# Data excerpt start
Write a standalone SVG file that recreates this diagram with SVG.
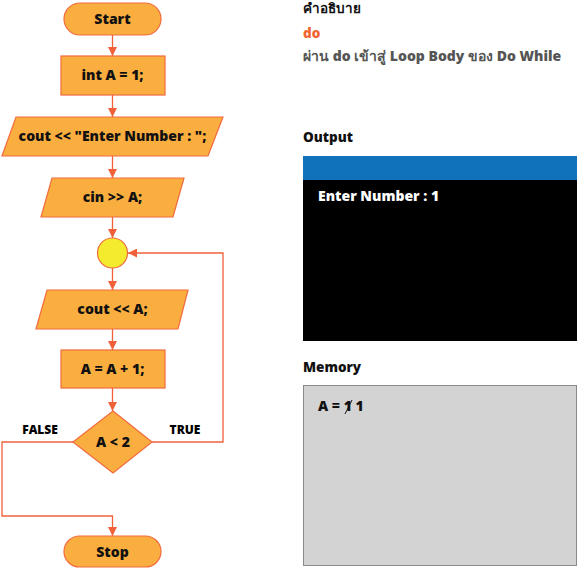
<svg xmlns="http://www.w3.org/2000/svg" width="577" height="569" viewBox="0 0 577 569">
<defs>
<style>
.n{fill:#FBAE40;stroke:#F26A3D;stroke-width:1.2}
.t{font-family:"Open Sans","Noto Sans","Liberation Sans",sans-serif;font-weight:800;font-size:14px;fill:#111;text-anchor:middle}
.l{fill:none;stroke:#F0613A;stroke-width:1.3}
.h{font-family:"Open Sans","Noto Sans","Liberation Sans",sans-serif;font-weight:800;font-size:14px}
</style>
<marker id="a" viewBox="0 0 10 10" refX="10" refY="5" markerWidth="9" markerHeight="9" orient="auto" markerUnits="userSpaceOnUse">
<path d="M0,0 L10,5 L0,10 z" fill="#F0613A"/>
</marker>
</defs>
<rect width="577" height="569" fill="#fff"/>
<g id="connectors">
<line class="l" x1="112.5" y1="35" x2="112.5" y2="56" marker-end="url(#a)"/>
<line class="l" x1="112.5" y1="95" x2="112.5" y2="117" marker-end="url(#a)"/>
<line class="l" x1="112.5" y1="156" x2="112.5" y2="178" marker-end="url(#a)"/>
<line class="l" x1="112.5" y1="217" x2="112.5" y2="238" marker-end="url(#a)"/>
<line class="l" x1="112.5" y1="268" x2="112.5" y2="290" marker-end="url(#a)"/>
<line class="l" x1="112.5" y1="329" x2="112.5" y2="350" marker-end="url(#a)"/>
<line class="l" x1="112.5" y1="388" x2="112.5" y2="411" marker-end="url(#a)"/>
<polyline class="l" points="152,442 223,442 223,253 128,253" marker-end="url(#a)"/>
<polyline class="l" points="73,442 2,442 2,516 112.5,516 112.5,536" marker-end="url(#a)"/>
</g>
<g id="start"><rect class="n" x="64" y="3" width="97" height="32" rx="16"/><text class="t" x="112.5" y="24">Start</text></g>
<g id="init"><rect class="n" x="61" y="56" width="104" height="39"/><text class="t" x="112.5" y="80">int A = 1;</text></g>
<g id="prompt"><polygon class="n" points="16,117 223,117 208,156 2,156"/><text class="t" x="112.5" y="141">cout &lt;&lt; "Enter Number : ";</text></g>
<g id="input"><polygon class="n" points="52,178 184,178 173,217 41,217"/><text class="t" x="112.5" y="202">cin &gt;&gt; A;</text></g>
<g id="junction"><circle cx="112.5" cy="253" r="15" fill="#F5EB2E" stroke="#F26A3D" stroke-width="1.2"/></g>
<g id="print"><polygon class="n" points="47,290 188,290 178,329 36,329"/><text class="t" x="112.5" y="314">cout &lt;&lt; A;</text></g>
<g id="incr"><rect class="n" x="61" y="350" width="104" height="38"/><text class="t" x="112.5" y="374">A = A + 1;</text></g>
<g id="cond"><polygon class="n" points="113,411 152,442 113,473 73,442"/><text class="t" x="113" y="447">A &lt; 2</text></g>
<g id="stop"><rect class="n" x="64" y="536" width="97" height="31" rx="15.5"/><text class="t" x="112.5" y="557">Stop</text></g>
<text class="h" x="40" y="434" text-anchor="middle" style="font-size:12px">FALSE</text>
<text class="h" x="185" y="434" text-anchor="middle" style="font-size:12px">TRUE</text>
<g id="desc">
<text class="h" x="303" y="13" fill="#111" style="font-size:13.5px">คำอธิบาย</text>
<text class="h" x="303" y="38" fill="#F26531" style="font-size:13.5px">do</text>
<text class="h" x="303" y="61" fill="#555" style="font-size:14px">ผ่าน do เข้าสู่ Loop Body ของ Do While</text>
</g>
<g id="output">
<text class="h" x="303" y="142" fill="#111" style="font-size:13.5px">Output</text>
<rect x="303" y="156" width="274" height="24" fill="#1072BA"/>
<rect x="303" y="180" width="274" height="161" fill="#000"/>
<text class="h" x="318" y="201" fill="#fff" style="font-size:14px">Enter Number : 1</text>
</g>
<g id="memory">
<text class="h" x="303" y="372" fill="#111" style="font-size:13.5px">Memory</text>
<rect x="303.5" y="385.5" width="273" height="180" fill="#D3D3D3" stroke="#8A8A8A" stroke-width="1"/>
<text class="h" x="318" y="411" fill="#111" style="font-size:14px">A = 1 1</text>
<line x1="345" y1="414" x2="352" y2="400" stroke="#111" stroke-width="1"/>
</g>
</svg>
# Data excerpt end
**What this task involves**
Give every line back word for word and leave the pictures out.

**Result of the task**
Write a standalone SVG file that recreates this diagram with SVG.
<svg xmlns="http://www.w3.org/2000/svg" width="577" height="569" viewBox="0 0 577 569">
<defs>
<style>
.n{fill:#FBAE40;stroke:#F26A3D;stroke-width:1.2}
.t{font-family:"Open Sans","Noto Sans","Liberation Sans",sans-serif;font-weight:800;font-size:14px;fill:#111;text-anchor:middle}
.l{fill:none;stroke:#F0613A;stroke-width:1.3}
.h{font-family:"Open Sans","Noto Sans","Liberation Sans",sans-serif;font-weight:800;font-size:14px}
</style>
<marker id="a" viewBox="0 0 10 10" refX="10" refY="5" markerWidth="9" markerHeight="9" orient="auto" markerUnits="userSpaceOnUse">
<path d="M0,0 L10,5 L0,10 z" fill="#F0613A"/>
</marker>
</defs>
<rect width="577" height="569" fill="#fff"/>
<g id="connectors">
<line class="l" x1="112.5" y1="35" x2="112.5" y2="56" marker-end="url(#a)"/>
<line class="l" x1="112.5" y1="95" x2="112.5" y2="117" marker-end="url(#a)"/>
<line class="l" x1="112.5" y1="156" x2="112.5" y2="178" marker-end="url(#a)"/>
<line class="l" x1="112.5" y1="217" x2="112.5" y2="238" marker-end="url(#a)"/>
<line class="l" x1="112.5" y1="268" x2="112.5" y2="290" marker-end="url(#a)"/>
<line class="l" x1="112.5" y1="329" x2="112.5" y2="350" marker-end="url(#a)"/>
<line class="l" x1="112.5" y1="388" x2="112.5" y2="411" marker-end="url(#a)"/>
<polyline class="l" points="152,442 223,442 223,253 128,253" marker-end="url(#a)"/>
<polyline class="l" points="73,442 2,442 2,516 112.5,516 112.5,536" marker-end="url(#a)"/>
</g>
<g id="start"><rect class="n" x="64" y="3" width="97" height="32" rx="16"/><text class="t" x="112.5" y="24">Start</text></g>
<g id="init"><rect class="n" x="61" y="56" width="104" height="39"/><text class="t" x="112.5" y="80">int A = 1;</text></g>
<g id="prompt"><polygon class="n" points="16,117 223,117 208,156 2,156"/><text class="t" x="112.5" y="141">cout &lt;&lt; "Enter Number : ";</text></g>
<g id="input"><polygon class="n" points="52,178 184,178 173,217 41,217"/><text class="t" x="112.5" y="202">cin &gt;&gt; A;</text></g>
<g id="junction"><circle cx="112.5" cy="253" r="15" fill="#F5EB2E" stroke="#F26A3D" stroke-width="1.2"/></g>
<g id="print"><polygon class="n" points="47,290 188,290 178,329 36,329"/><text class="t" x="112.5" y="314">cout &lt;&lt; A;</text></g>
<g id="incr"><rect class="n" x="61" y="350" width="104" height="38"/><text class="t" x="112.5" y="374">A = A + 1;</text></g>
<g id="cond"><polygon class="n" points="113,411 152,442 113,473 73,442"/><text class="t" x="113" y="447">A &lt; 2</text></g>
<g id="stop"><rect class="n" x="64" y="536" width="97" height="31" rx="15.5"/><text class="t" x="112.5" y="557">Stop</text></g>
<text class="h" x="40" y="434" text-anchor="middle" style="font-size:12px">FALSE</text>
<text class="h" x="185" y="434" text-anchor="middle" style="font-size:12px">TRUE</text>
<g id="desc">
<text class="h" x="303" y="13" fill="#111" style="font-size:13.5px">คำอธิบาย</text>
<text class="h" x="303" y="38" fill="#F26531" style="font-size:13.5px">do</text>
<text class="h" x="303" y="61" fill="#555" style="font-size:14px">ผ่าน do เข้าสู่ Loop Body ของ Do While</text>
</g>
<g id="output">
<text class="h" x="303" y="142" fill="#111" style="font-size:13.5px">Output</text>
<rect x="303" y="156" width="274" height="24" fill="#1072BA"/>
<rect x="303" y="180" width="274" height="161" fill="#000"/>
<text class="h" x="318" y="201" fill="#fff" style="font-size:14px">Enter Number : 1</text>
</g>
<g id="memory">
<text class="h" x="303" y="372" fill="#111" style="font-size:13.5px">Memory</text>
<rect x="303.5" y="385.5" width="273" height="180" fill="#D3D3D3" stroke="#8A8A8A" stroke-width="1"/>
<text class="h" x="318" y="411" fill="#111" style="font-size:14px">A = 1 1</text>
<line x1="345" y1="414" x2="352" y2="400" stroke="#111" stroke-width="1"/>
</g>
</svg>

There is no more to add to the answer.